There can be no doubt that the Soviets are working on countering Stealth by improving their own defenses. In principle, the best way of detecting a small target by radar is to increase the size of the radar dish -- just as the aperture of a camera lens defines its ability to take pictures in poor light. In practice, such radars are likely to be extremely large. If they are based on the ground, they will be immobile and easy to spot by satellite; if the Stealth bombers cannot maneuver around or between them, they will simply use their short-range attack missiles like a gunslinger shooting out the bar-room lights.

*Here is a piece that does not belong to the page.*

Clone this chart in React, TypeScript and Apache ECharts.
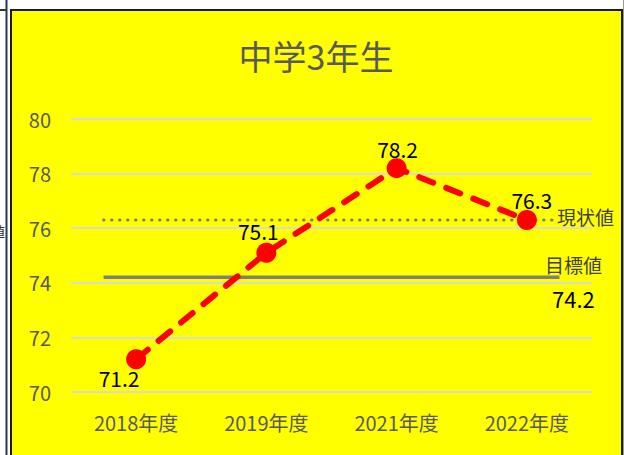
import React, { useEffect, useRef } from "react";
import * as echarts from "echarts";

const title = "中学3年生";
const categories = ["2018年度", "2019年度", "2021年度", "2022年度"];
const values = [71.2, 75.1, 78.2, 76.3];
const currentValue = 76.3;
const currentLabel = "現状値";
const targetValue = 74.2;
const targetLabel = "目標値";
const yTicks = { min: 70, max: 80, interval: 2 };

const FONT = "'Noto Sans CJK JP', 'Noto Sans', sans-serif";

export default function App() {
  const ref = useRef<HTMLDivElement>(null);
  useEffect(() => {
    if (!ref.current) return;
    const chart = echarts.init(ref.current, null, { renderer: "svg" });
    const labelCfg = [
      { position: "bottom", offset: [-17, -4] },
      { position: "top", offset: [-8, 1] },
      { position: "top", offset: [1, 3] },
      { position: "top", offset: [5, 2] },
    ];
    chart.setOption({
      animation: false,
      backgroundColor: "#ffffff",
      textStyle: { fontFamily: FONT },
      graphic: [
        { type: "line", shape: { x1: 6.5, y1: 0, x2: 6.5, y2: 455 }, style: { stroke: "#2b3845", lineWidth: 2 } },
        { type: "line", shape: { x1: 0, y1: 10, x2: 7, y2: 10 }, style: { stroke: "#2b3845", lineWidth: 2 } },
        { type: "text", x: -9, y: 231, style: { text: "値", fontSize: 14, fill: "#333", fontFamily: FONT, verticalAlign: "middle" } },
        { type: "rect", z: -10, shape: { x: 11, y: 10, width: 611, height: 470 }, style: { fill: "#FFFF00", stroke: "#1a1a1a", lineWidth: 2 } },
        { type: "line", shape: { x1: 623.5, y1: 0, x2: 623.5, y2: 455 }, style: { stroke: "#9a9a9a", lineWidth: 1 } },
        { type: "text", x: 316, y: 55, style: { text: title, fontSize: 34, fill: "#595959", fontFamily: FONT, align: "center", verticalAlign: "middle" } },
      ],
      grid: { left: 71, right: 32, top: 119, bottom: 63 },
      xAxis: [
        {
          type: "category",
          data: categories,
          boundaryGap: true,
          axisLine: { show: false },
          axisTick: { show: false },
          axisLabel: { color: "#595959", fontSize: 20, margin: 20, fontFamily: FONT },
        },
        { type: "value", min: 0, max: 4, show: false },
      ],
      yAxis: {
        type: "value",
        min: yTicks.min,
        max: yTicks.max,
        interval: yTicks.interval,
        axisLine: { show: false },
        axisTick: { show: false },
        axisLabel: { color: "#595959", fontSize: 20, margin: 20, fontFamily: FONT },
        splitLine: { lineStyle: { color: "#d9d9d9", width: 2 } },
      },
      series: [
        {
          type: "line",
          xAxisIndex: 1,
          data: [
            [0.25, currentValue],
            {
              value: [3.75, currentValue],
              label: {
                show: true,
                position: "right",
                distance: -3,
                offset: [0, -4],
                formatter: currentLabel,
                color: "#404040",
                fontSize: 19,
                fontFamily: FONT,
              },
            },
          ],
          symbol: "circle",
          symbolSize: 1,
          showSymbol: true,
          itemStyle: { color: "rgba(0,0,0,0)" },
          lineStyle: { color: "#7f7f7f", width: 3, type: [0.5, 7.5], cap: "round" },
          z: 2,
        },
        {
          type: "line",
          xAxisIndex: 1,
          data: [
            [0.25, targetValue],
            {
              value: [3.75, targetValue],
              label: {
                show: true,
                position: "inside",
                offset: [14, 4],
                formatter: "{a|" + targetLabel + "}\n{b|" + targetValue.toFixed(1) + "}",
                rich: {
                  a: { color: "#404040", fontSize: 19, lineHeight: 34, fontFamily: FONT, align: "center" },
                  b: { color: "#000000", fontSize: 22, lineHeight: 34, fontFamily: FONT, align: "center" },
                },
              },
            },
          ],
          symbol: "circle",
          symbolSize: 1,
          showSymbol: true,
          itemStyle: { color: "rgba(0,0,0,0)" },
          lineStyle: { color: "#7f7f7f", width: 3.5 },
          z: 2,
        },
        {
          type: "line",
          data: values.map((v, i) => ({
            value: v,
            label: {
              show: true,
              position: labelCfg[i].position,
              offset: labelCfg[i].offset,
              distance: 2,
              color: "#000000",
              fontSize: 21,
              fontFamily: FONT,
              formatter: (p: any) => Number(p.value).toFixed(1),
            },
          })),
          symbol: "circle",
          symbolSize: 20,
          itemStyle: { color: "#FF0000" },
          lineStyle: { color: "#FF0000", width: 6, type: [15, 14], cap: "round" },
          z: 5,
        },
      ],
    });
    return () => chart.dispose();
  }, []);
  return (
    <div
      ref={ref}
      style={{ position: "fixed", left: 0, top: 0, width: 624, height: 455 }}
    />
  );
}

The Navy, which believes that the Soviets may deploy Stealth versions of their anti-ship missiles by the early 1990s, is working on a way of putting a wide-aperture radar in the air aboard an airship -- a dirigible or lighter-than-air craft. Although it may seem an anachronism, the airship is still unique in its ability to stay airborne for days on end, and its envelope can accommodate a far larger radar antenna than any conceivable airplane.

In principle, too, the Soviets could develop Stealth aircraft. But Stealth leans heavily on some of the technologies in which the West retains a clear lead: supercomputers to manage the complex design task, and high-speed electronics for the Stealth's control system and sensors. Also, the Soviet system is geared to producing cheaper, less well-built aircraft than those of the United States, and quality is critical to Stealth.

Meanwhile, Stealth remains a huge secret devouring billions in funds whose accounting itself is classified. At the very least, all the secrecy may help to keep the program small enough in the public eye that it becomes a reality before interceptors in the form of congressional opponents or defense critics are able to shoot it down.